Marx mentioned, “the theory of surplus population and surplus capital,” parenthetically, in the Grundrisse and “surplus population and surplus capital” in his 1862-63 draft of Capital. Although it isn’t certain what theory exactly he was referring to, the phrase reappears, in reverse order, in chapter 15, section 3 of volume III of Capital, “Surplus Capital alongside Surplus Population,” indicating internal contradictions of the law of the tendency of the rate of profit to fall.
Don’t you just hate it when your tendency has internal contradictions? It would perhaps clear up a lot of misunderstanding of Marx’s analysis that the law (of the tendency the rate of profit to fall) resides in the rarified air of extreme abstraction. It simply sets the stage for the meat and bones of his theory, which is precisely the counteracting influences and the internal contradictions of the law, without which the whole process of capitalist production would soon collapse. Got that? Marx didn’t say capitalism would soon collapse; he tried to explain why it didn’t.
Contrary to received opinion, the tendency of the rate of profit to fall was not Marx’s invention or discovery. Much of his discussion of the tendency elsewhere in the Grundrisse is aimed at clearing up confusions about the tendency among earlier writers such as Ricardo, Carey and Bastiat (he criticized Bastiat for assuming that the fall in the rate of profit resulted from a rise in wages). In the three fragments on machines, which I am concerned with here, Marx was almost exclusively focused on the internal contradictions and counteracting influences. Case in point: the [socially necessary labour time] “required for the production of an object is indeed reduced to a minimum, but only in order to realize a maximum of labour in the maximum number of such objects.” So what is it? Reducing labour time to a minimum or realizing a maximum of labour? It’s both! That’s why it’s a contradiction.

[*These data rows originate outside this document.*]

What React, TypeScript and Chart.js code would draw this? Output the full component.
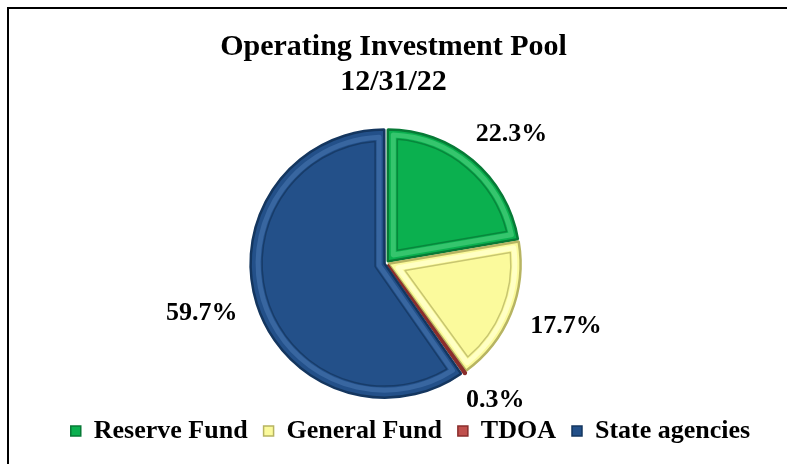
import React, { useEffect, useRef } from 'react';
import { Chart, registerables } from 'chart.js';

Chart.register(...registerables);

const TITLE_LINES = ['Operating Investment Pool', '12/31/22'];
const CATEGORIES = ['Reserve Fund', 'General Fund', 'TDOA', 'State agencies'];
const VALUES = [22.3, 17.7, 0.3, 59.7];
const VALUE_LABELS = ['22.3%', '17.7%', '0.3%', '59.7%'];
const FILL_COLORS = ['#0bb04f', '#fbfa9c', '#c0504d', '#235089'];
const EDGE_COLORS = ['#077a36', '#b7b462', '#8a2e2c', '#14365f'];
const BAND_COLORS = ['#35c56d', '#ffffc4', '#d77572', '#3866a0'];

const FONT = "'Liberation Serif', 'Times New Roman', serif";

function insetSectorPath(ctx: CanvasRenderingContext2D, cx: number, cy: number, r: number, a0: number, a1: number, d: number) {
  const half = (a1 - a0) / 2;
  const mid = (a0 + a1) / 2;
  const s = Math.sin(half);
  if (s <= 0.0001) return false;
  const apexDist = d / s;
  const ax = cx + Math.cos(mid) * apexDist;
  const ay = cy + Math.sin(mid) * apexDist;
  const R = r - d;
  if (R <= d) return false;
  const delta = Math.asin(Math.min(1, d / R));
  if (a1 - delta <= a0 + delta) return false;
  ctx.beginPath();
  ctx.moveTo(ax, ay);
  ctx.arc(cx, cy, R, a0 + delta, a1 - delta);
  ctx.closePath();
  return true;
}

const shiftPlugin = {
  id: 'shiftLayout',
  afterLayout(chart: any) {
    chart.chartArea.left -= 7;
    chart.chartArea.right -= 7;
    if (chart.legend) {
      chart.legend.left += 17;
      chart.legend.right += 17;
    }
  },
};

const bevelPlugin = {
  id: 'bevel',
  afterDatasetsDraw(chart: any) {
    const ctx = chart.ctx as CanvasRenderingContext2D;
    const meta = chart.getDatasetMeta(0);
    meta.data.forEach((arc: any, i: number) => {
      const p = arc.getProps(['x', 'y', 'startAngle', 'endAngle', 'outerRadius'], true);
      const off = (arc.options.offset || 0) / 4;
      const mid = (p.startAngle + p.endAngle) / 2;
      const cx = p.x + Math.cos(mid) * off;
      const cy = p.y + Math.sin(mid) * off;
      ctx.save();
      ctx.lineJoin = 'round';
      if (insetSectorPath(ctx, cx, cy, p.outerRadius, p.startAngle, p.endAngle, 5.5)) {
        ctx.strokeStyle = BAND_COLORS[i];
        ctx.lineWidth = 5;
        ctx.stroke();
      }
      if (insetSectorPath(ctx, cx, cy, p.outerRadius, p.startAngle, p.endAngle, 9.5)) {
        ctx.strokeStyle = EDGE_COLORS[i];
        ctx.globalAlpha = 0.75;
        ctx.lineWidth = 1.5;
        ctx.stroke();
      }
      ctx.restore();
    });
  },
};

const labelPlugin = {
  id: 'sliceLabels',
  afterDatasetsDraw(chart: any) {
    const ctx = chart.ctx as CanvasRenderingContext2D;
    const meta = chart.getDatasetMeta(0);
    ctx.save();
    ctx.font = `bold 26px ${FONT}`;
    ctx.fillStyle = '#000';
    ctx.textAlign = 'center';
    ctx.textBaseline = 'middle';
    meta.data.forEach((arc: any, i: number) => {
      const p = arc.getProps(['x', 'y', 'startAngle', 'endAngle', 'outerRadius'], true);
      const mid = (p.startAngle + p.endAngle) / 2;
      const ux = Math.cos(mid);
      const uy = Math.sin(mid);
      const w = ctx.measureText(VALUE_LABELS[i]).width;
      const h = 20;
      const R = p.outerRadius + 26;
      ctx.fillText(VALUE_LABELS[i], p.x + ux * R + (ux * w) / 2, p.y + uy * R + (uy * h) / 2);
    });
    ctx.restore();
  },
};

export default function App() {
  const canvasRef = useRef<HTMLCanvasElement | null>(null);

  useEffect(() => {
    if (!canvasRef.current) return;
    const chart = new Chart(canvasRef.current, {
      type: 'pie',
      data: {
        labels: CATEGORIES,
        datasets: [
          {
            data: VALUES,
            backgroundColor: FILL_COLORS,
            borderColor: EDGE_COLORS,
            borderWidth: 2.5,
            offset: 8,
          },
        ],
      },
      options: {
        responsive: false,
        animation: false,
        radius: 132,
        layout: { padding: { left: 0, right: 0, top: 0, bottom: 10 } },
        plugins: {
          tooltip: { enabled: false },
          title: {
            display: true,
            text: TITLE_LINES,
            color: '#000',
            font: { family: FONT, size: 30, weight: 'bold', lineHeight: 1.15 },
            padding: { top: 30, bottom: 25 },
          },
          legend: {
            position: 'bottom',
            labels: {
              color: '#000',
              font: { family: FONT, size: 26, weight: 'bold' },
              boxWidth: 10,
              boxHeight: 10,
              padding: 16,
              generateLabels: () =>
                CATEGORIES.map((c, i) => ({
                  text: c,
                  fillStyle: FILL_COLORS[i],
                  strokeStyle: EDGE_COLORS[i],
                  lineWidth: 1.5,
                  hidden: false,
                  index: i,
                  fontColor: '#000',
                })),
            },
          },
        },
      },
      plugins: [shiftPlugin, bevelPlugin, labelPlugin],
    });
    return () => chart.destroy();
  }, []);

  return (
    <div style={{ position: 'absolute', left: 0, top: 0, width: 787, height: 464, background: '#fff', overflow: 'hidden' }}>
      <div
        style={{
          position: 'absolute',
          left: 7,
          top: 7,
          width: 800,
          height: 480,
          borderLeft: '2px solid #000',
          borderTop: '2px solid #000',
        }}
      />
      <canvas ref={canvasRef} width={787} height={464} style={{ position: 'absolute', left: 0, top: 0 }} />
    </div>
  );
}
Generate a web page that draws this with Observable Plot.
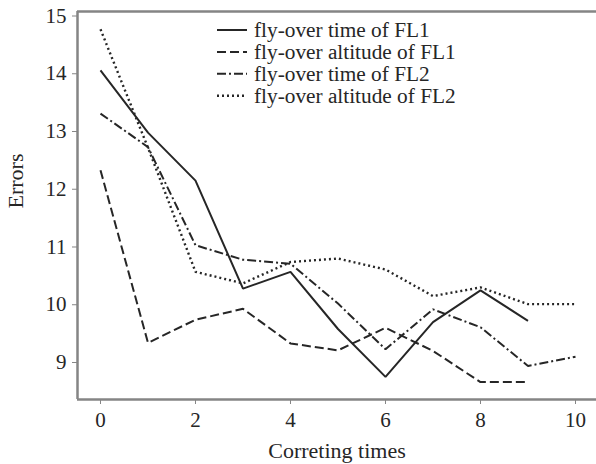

Nobody disputes that productivity is increased by the introduction of more machines of the latest technology. Nobody disputes that those machines cost money. Nobody disputes that the cost per unit is reduced with more mechanization. The mainstream bromide is that “technology creates more jobs than it destroys.” This is no doubt true but irrelevant.
The motive for introducing those machines is to increase the proportion of surplus labour being produced for each unit of necessary labour that has to be paid for. It is a compelling motive because higher relative surplus value is needed to offset the lower profit rate resulting from a higher ratio of constant capital to variable capital, what Marx would later call the “organic composition of capital.”
It’s a vicious cycle but the bottom line is that less of the total revenue must go to labour so that more is available to fund capital investment. During the boom, a relative surplus population is already latent in those workers producing surplus capital, which cannot find profitable opportunities for productive investment and thus is diverted to speculation and “credit swindles,” and in workers producing an overflow of consumption goods for consumers who won’t have the purchasing power to buy them when the dust settles.
None of this would be any news to Maynard Keynes, Michal Kalecki, Hyman Minsky, or Kenneth Galbraith. With the possible exception of Kalecki, they thought they had a solution to the problem. So did Marx. The reduction of necessary labour time to a minimum, in spite of capital’s intention “will redound to the benefit of emancipated labour, and is the condition of its emancipation.” It is magical thinking akin to Keynes’s pseudo-Shakespearian prattling that “we must pretend to ourselves and to everyone that fair is foul and foul is fair; for foul is useful and fair is not.” Appearance may very well be deceiving but that’s no assurance that foul is fair or even useful.